Do Firms Game Quality Ratings? Evidence from Mandatory Disclosure of Airline On-Time Performance (Click for PDF)
Many quality disclosure programs provide consumers with information that is based on whether a product meets a particular threshold. This creates the potential for “gaming” as firms have incentives to improve the quality of specifically those products that can easily be brought above the threshold. We investigate this type of behavior in the context of government-mandated disclosure of airline on-time performance. While this program collects data on the actual minutes of delay incurred, it ranks airlines based only on the fraction of their flights that arrive 15 or more minutes late.
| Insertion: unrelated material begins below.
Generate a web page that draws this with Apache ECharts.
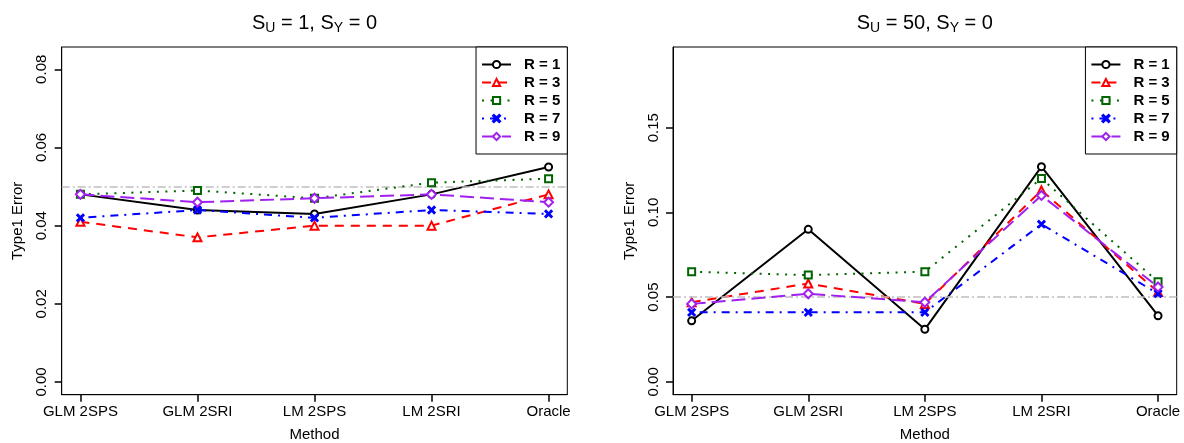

This creates the incentive for airlines to selectively reduce delays on flights they expect to arrive with about 15 minutes of delay. We estimate the extent to which airlines engage in this type of gaming and, in particular, whether the occurrence of such gaming depends on whether employees are explicitly incentivized based on the airline’s performance in the program. We find little evidence of gaming by airlines that have no incentive programs in place or by airlines that have implemented incentive programs with targets that are unrealistically hard to achieve. On the other hand, we find strong evidence of “gaming” by airlines that have incentive programs with a target level of performance that can realistically be achieved. Specifically, for these airlines, we find that their flights that are predicted to arrive with between 15 and 16 minutes delay have significantly shorter taxi-in times than other flights and are significantly more likely to arrive exactly one minute sooner than predicted. Counterfactual exercises that simulate an airline’s distribution of delays in the absence of taxi-time distortions indicate that even small improvements in taxi times can – if applied to the “right” set of flights – result in changes in an airline’s ranking.